The output file (FwuImage.bin) generated from the above command is a signed capsule that will be verified by SBL during firmware update. Make sure the signing key FirmwareUpdateTestKey_Priv_RSA3072.pem is same from Sblkeys folder when SBL is built.
The above command uses “-p” parameter to specify capsule payload including the container and binary unique identifiers such as “TMAC:IPFW” and the signed container file name “SignedTsnMacAddr.bin”. The container (IPFW) and binary(TMAC) unique names should match with the ones defined in SBL build config file BoardConfig.py as referred in the TSN container section.
Step 4: Copy capsule image
During SBL firmware update, SBL will try to find the capsule image from the location specified from SBL configuration file CfgData_CapsuleInformation.yaml.
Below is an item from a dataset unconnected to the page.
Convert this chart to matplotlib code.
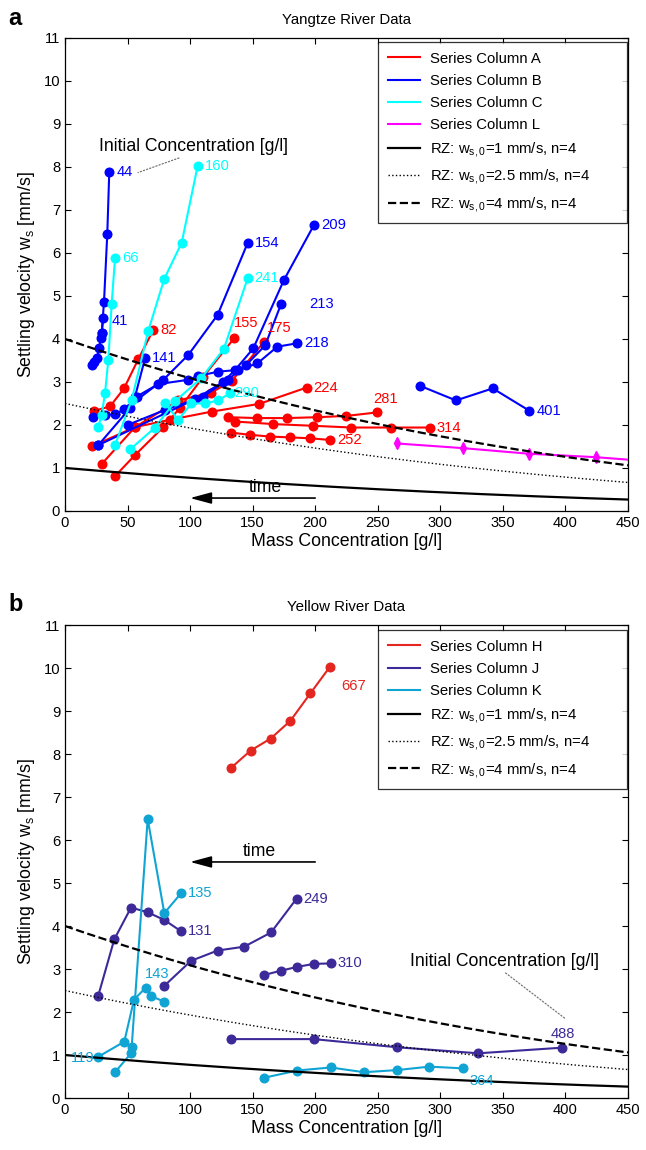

CfgData_CapsuleInformation.yaml is platform specific config data file in YAML format and it can be customized for the capsule location including capsule storage device (USB, NVMe, SATA, etc.), boot partition, file system and capsule image name. On most platforms, SBL would set the capsule location to file /boot/efi/FwuImage.bin under USB or NVMe FAT32 boot partition by default.
Copy the capsule image FwuImage.bin to the location specified in SBL configuration file CfgData_CapsuleInformation.yaml.
Step 5: Trigger firmware update
To support triggering firmware update from an OS, SBL exposes an ACPI method. OS can call the ACPI method to trigger firmware update. Following the reset, SBL will boot into the firmware update mode.
Trigger firmware update from Yocto:
echo 1 > /sys/bus/wmi/devices/44FADEB1-B204-40F2-8581-394BBDC1B651/firmware_update_request
Finally, reboot the machine to let SBL run into firmware update mode. Once the board reboots, the firmware update flow in SBL will begin. There may be few reboots during this flow before finally booting to Yocto.